Dear Channing Tatum,
PUT YOUR SHIRT BACK ON!
Dear Curiosity,
If a tree falls in the forest and nobody is around to here it, is it still Obama's fault?
Dear older brother who got the mustache tattooed on your finger ,
Please don't show me your 'thinking face' in public
Dear Men,
Please know that it's been proven that most women kill with poison.
Dear Owner,
When you said that I suck, did you mean it in a good way or a bad way?
Dear buyers,
Welcome! Our sizes are small, extra small, and anorexic. Our prices are high, higher, and OMG you're in debt!
Dear Febreze,
So I took someone to a sketchy warehouse, blindfolded them, and then told them to take a deep breath.
Dear guy trying to make miscarriage jokes to me,
Please realize you're really ignorant and need to shut up.

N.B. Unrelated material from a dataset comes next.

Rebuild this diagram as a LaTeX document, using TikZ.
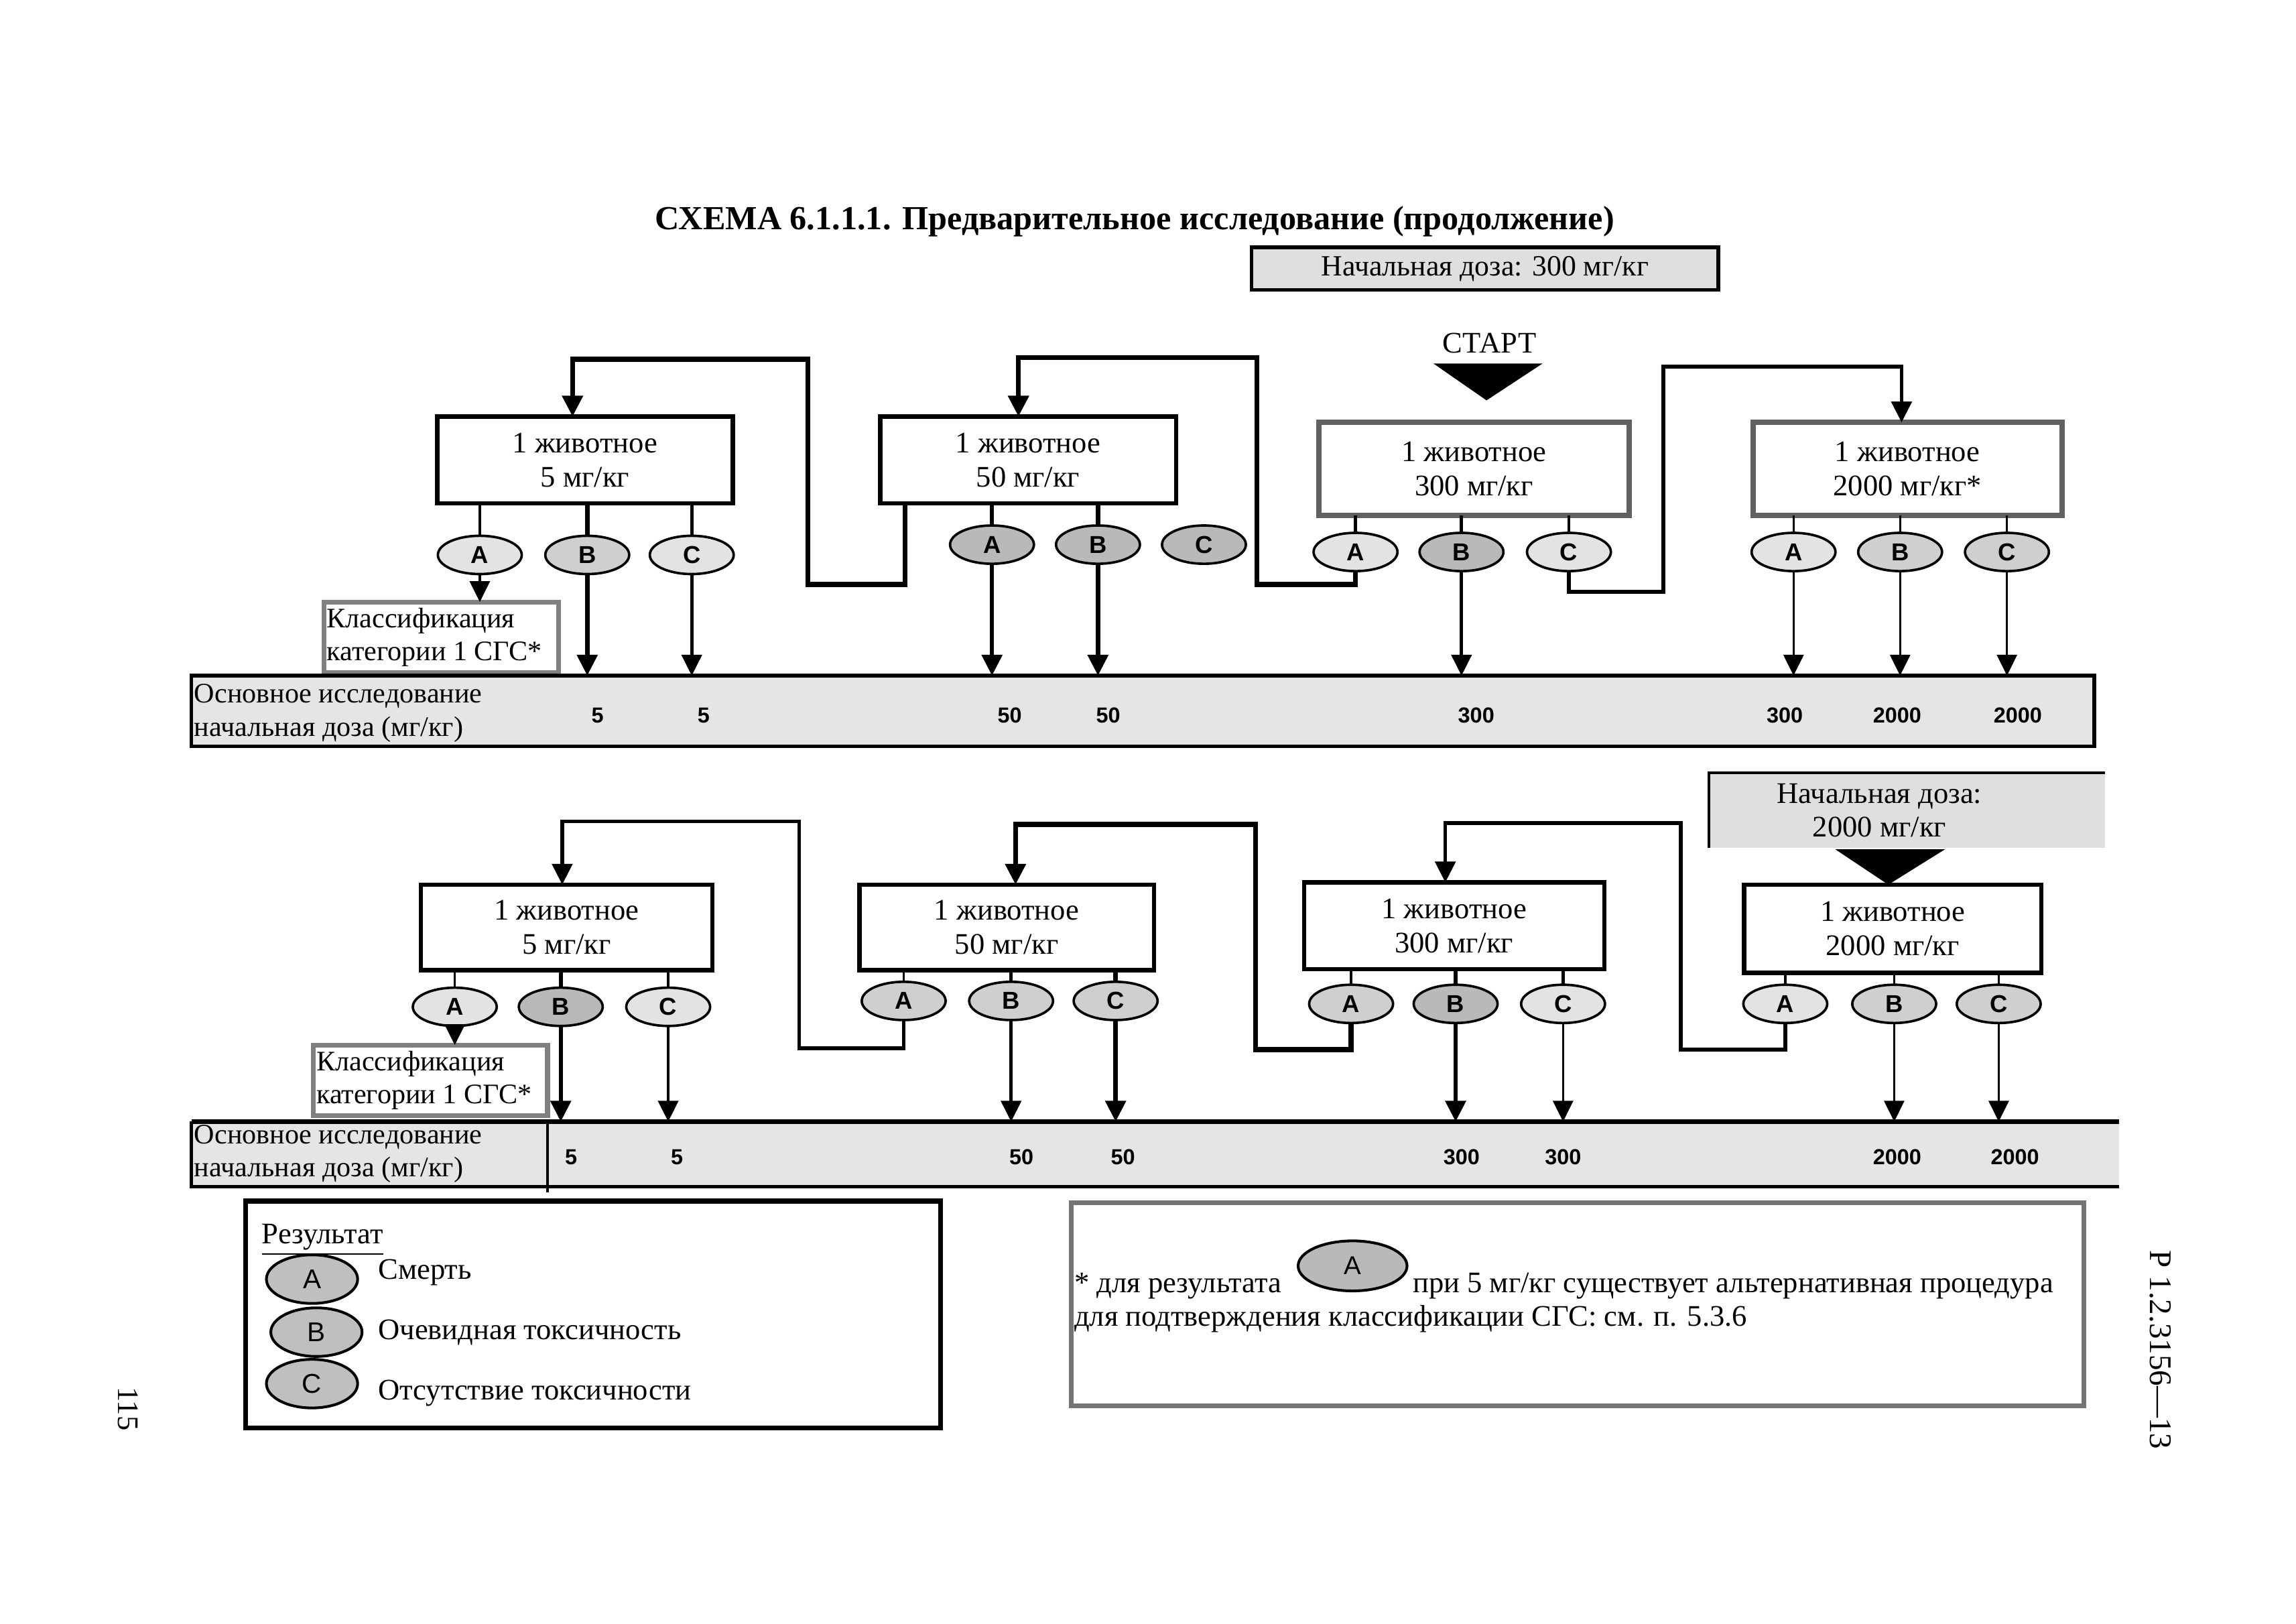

Dear people who say "It's what's on the inside that counts.",
Yes, yes it is.
Dear dad,
Please stop telling me to bang 'em hard when I go to drumline rehearsal. It's.... awkward.
Dear teachers,
Students give you apples for a reason.
Dear people asking math teachers "when will I ever need this?!",
When you're buying 68.5 cantaloupes and your friend Joe steals 1/3 of them and you need to know how many he stole, duh.
Dear Drunk people,
Just because you CAN'T dance, doesn't mean you SHOULDN'T dance.